Input material ::
## start
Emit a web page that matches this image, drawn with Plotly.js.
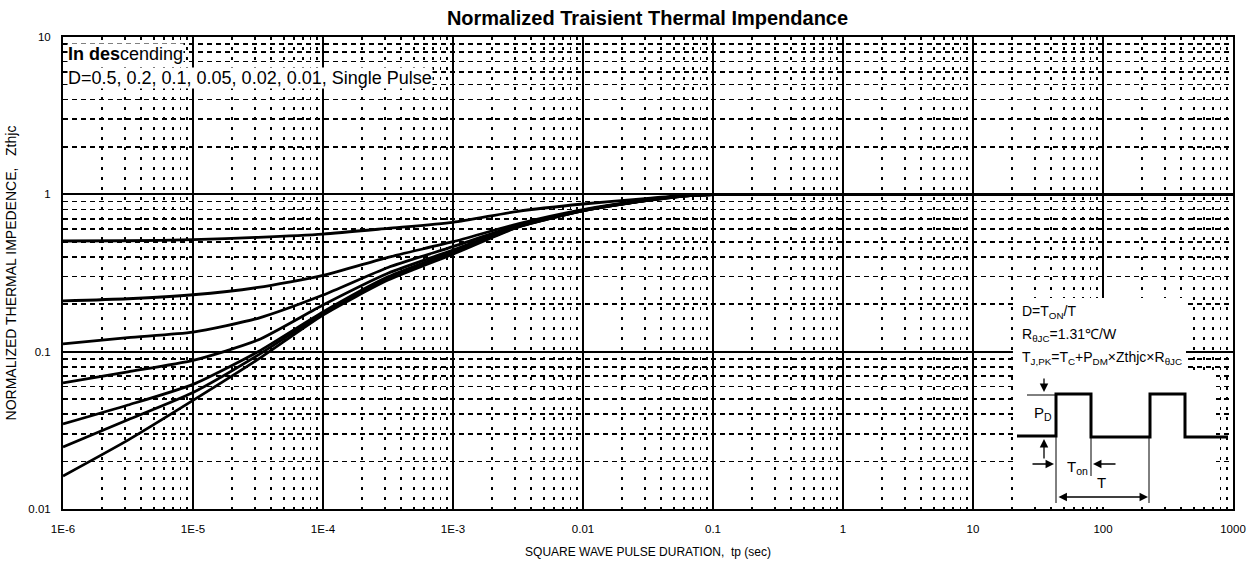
## end
## start
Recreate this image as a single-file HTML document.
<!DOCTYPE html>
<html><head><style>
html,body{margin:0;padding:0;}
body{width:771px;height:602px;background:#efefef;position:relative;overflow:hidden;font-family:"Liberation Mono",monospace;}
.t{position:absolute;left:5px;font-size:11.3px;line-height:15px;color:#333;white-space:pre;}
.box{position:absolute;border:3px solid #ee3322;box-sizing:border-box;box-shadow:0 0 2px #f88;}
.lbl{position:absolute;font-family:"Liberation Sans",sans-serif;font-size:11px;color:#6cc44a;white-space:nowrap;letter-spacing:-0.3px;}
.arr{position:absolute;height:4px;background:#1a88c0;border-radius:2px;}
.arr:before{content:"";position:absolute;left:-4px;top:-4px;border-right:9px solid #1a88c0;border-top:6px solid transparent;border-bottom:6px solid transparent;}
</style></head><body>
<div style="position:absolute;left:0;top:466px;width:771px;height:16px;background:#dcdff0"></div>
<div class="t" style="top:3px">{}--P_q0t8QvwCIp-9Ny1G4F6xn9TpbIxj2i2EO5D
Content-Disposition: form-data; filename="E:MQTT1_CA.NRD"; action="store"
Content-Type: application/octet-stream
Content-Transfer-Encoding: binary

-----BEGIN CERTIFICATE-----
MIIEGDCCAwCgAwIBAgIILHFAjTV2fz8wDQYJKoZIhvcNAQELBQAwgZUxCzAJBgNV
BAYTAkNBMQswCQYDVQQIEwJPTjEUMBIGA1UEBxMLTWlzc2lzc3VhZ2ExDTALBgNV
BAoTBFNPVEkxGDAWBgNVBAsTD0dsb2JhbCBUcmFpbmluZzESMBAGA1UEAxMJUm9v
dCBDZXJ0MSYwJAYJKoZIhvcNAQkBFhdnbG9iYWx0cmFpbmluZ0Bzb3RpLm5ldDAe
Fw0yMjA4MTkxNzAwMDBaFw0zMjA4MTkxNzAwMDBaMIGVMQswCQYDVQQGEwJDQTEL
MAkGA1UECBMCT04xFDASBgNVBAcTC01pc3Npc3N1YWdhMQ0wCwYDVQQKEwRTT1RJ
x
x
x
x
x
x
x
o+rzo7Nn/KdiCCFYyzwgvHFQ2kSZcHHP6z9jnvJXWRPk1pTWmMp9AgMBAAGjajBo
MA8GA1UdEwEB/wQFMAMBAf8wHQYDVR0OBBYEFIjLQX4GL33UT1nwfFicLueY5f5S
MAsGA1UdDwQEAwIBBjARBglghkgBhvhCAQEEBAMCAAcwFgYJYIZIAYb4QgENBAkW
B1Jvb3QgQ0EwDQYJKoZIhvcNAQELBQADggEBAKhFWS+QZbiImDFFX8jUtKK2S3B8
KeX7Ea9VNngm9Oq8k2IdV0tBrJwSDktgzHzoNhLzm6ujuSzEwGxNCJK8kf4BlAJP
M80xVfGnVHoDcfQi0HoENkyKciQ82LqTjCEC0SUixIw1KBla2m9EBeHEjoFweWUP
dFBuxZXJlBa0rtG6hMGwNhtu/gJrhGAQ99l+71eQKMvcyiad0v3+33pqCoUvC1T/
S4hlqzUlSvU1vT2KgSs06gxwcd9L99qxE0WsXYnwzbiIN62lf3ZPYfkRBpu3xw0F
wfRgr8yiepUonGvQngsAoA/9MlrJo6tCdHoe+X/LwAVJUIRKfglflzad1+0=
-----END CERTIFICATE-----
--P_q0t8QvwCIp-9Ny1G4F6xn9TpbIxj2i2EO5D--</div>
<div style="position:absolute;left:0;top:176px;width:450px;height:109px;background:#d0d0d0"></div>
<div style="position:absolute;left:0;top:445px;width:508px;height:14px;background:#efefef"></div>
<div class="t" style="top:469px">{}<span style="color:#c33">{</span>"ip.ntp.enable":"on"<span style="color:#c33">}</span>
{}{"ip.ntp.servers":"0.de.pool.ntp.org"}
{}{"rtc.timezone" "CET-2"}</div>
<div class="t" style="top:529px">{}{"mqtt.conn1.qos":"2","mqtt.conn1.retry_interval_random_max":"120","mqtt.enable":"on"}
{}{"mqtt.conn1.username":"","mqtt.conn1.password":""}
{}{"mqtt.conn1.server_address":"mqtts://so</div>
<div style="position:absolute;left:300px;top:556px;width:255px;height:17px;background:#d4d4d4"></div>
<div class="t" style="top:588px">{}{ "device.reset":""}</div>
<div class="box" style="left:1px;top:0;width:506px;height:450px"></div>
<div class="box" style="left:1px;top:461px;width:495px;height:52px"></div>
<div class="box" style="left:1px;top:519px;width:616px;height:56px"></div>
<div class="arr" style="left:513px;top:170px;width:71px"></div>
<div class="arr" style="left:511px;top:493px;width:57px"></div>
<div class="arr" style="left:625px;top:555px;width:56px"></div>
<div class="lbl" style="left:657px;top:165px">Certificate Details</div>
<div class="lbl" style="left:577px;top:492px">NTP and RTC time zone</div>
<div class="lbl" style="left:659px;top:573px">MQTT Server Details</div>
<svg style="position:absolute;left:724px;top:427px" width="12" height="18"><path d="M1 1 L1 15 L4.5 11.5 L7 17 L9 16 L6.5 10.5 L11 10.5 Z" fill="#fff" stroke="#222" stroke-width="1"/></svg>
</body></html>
## end
Given request ::
Starting with the line with "Recreate this image" and ending with the line with "Content-Transfer-Encoding: binary", extract every line exactly and nothing outside that span.

Exercise answer ::
Recreate this image as a single-file HTML document.
<!DOCTYPE html>
<html><head><style>
html,body{margin:0;padding:0;}
body{width:771px;height:602px;background:#efefef;position:relative;overflow:hidden;font-family:"Liberation Mono",monospace;}
.t{position:absolute;left:5px;font-size:11.3px;line-height:15px;color:#333;white-space:pre;}
.box{position:absolute;border:3px solid #ee3322;box-sizing:border-box;box-shadow:0 0 2px #f88;}
.lbl{position:absolute;font-family:"Liberation Sans",sans-serif;font-size:11px;color:#6cc44a;white-space:nowrap;letter-spacing:-0.3px;}
.arr{position:absolute;height:4px;background:#1a88c0;border-radius:2px;}
.arr:before{content:"";position:absolute;left:-4px;top:-4px;border-right:9px solid #1a88c0;border-top:6px solid transparent;border-bottom:6px solid transparent;}
</style></head><body>
<div style="position:absolute;left:0;top:466px;width:771px;height:16px;background:#dcdff0"></div>
<div class="t" style="top:3px">{}--P_q0t8QvwCIp-9Ny1G4F6xn9TpbIxj2i2EO5D
Content-Disposition: form-data; filename="E:MQTT1_CA.NRD"; action="store"
Content-Type: application/octet-stream
Content-Transfer-Encoding: binary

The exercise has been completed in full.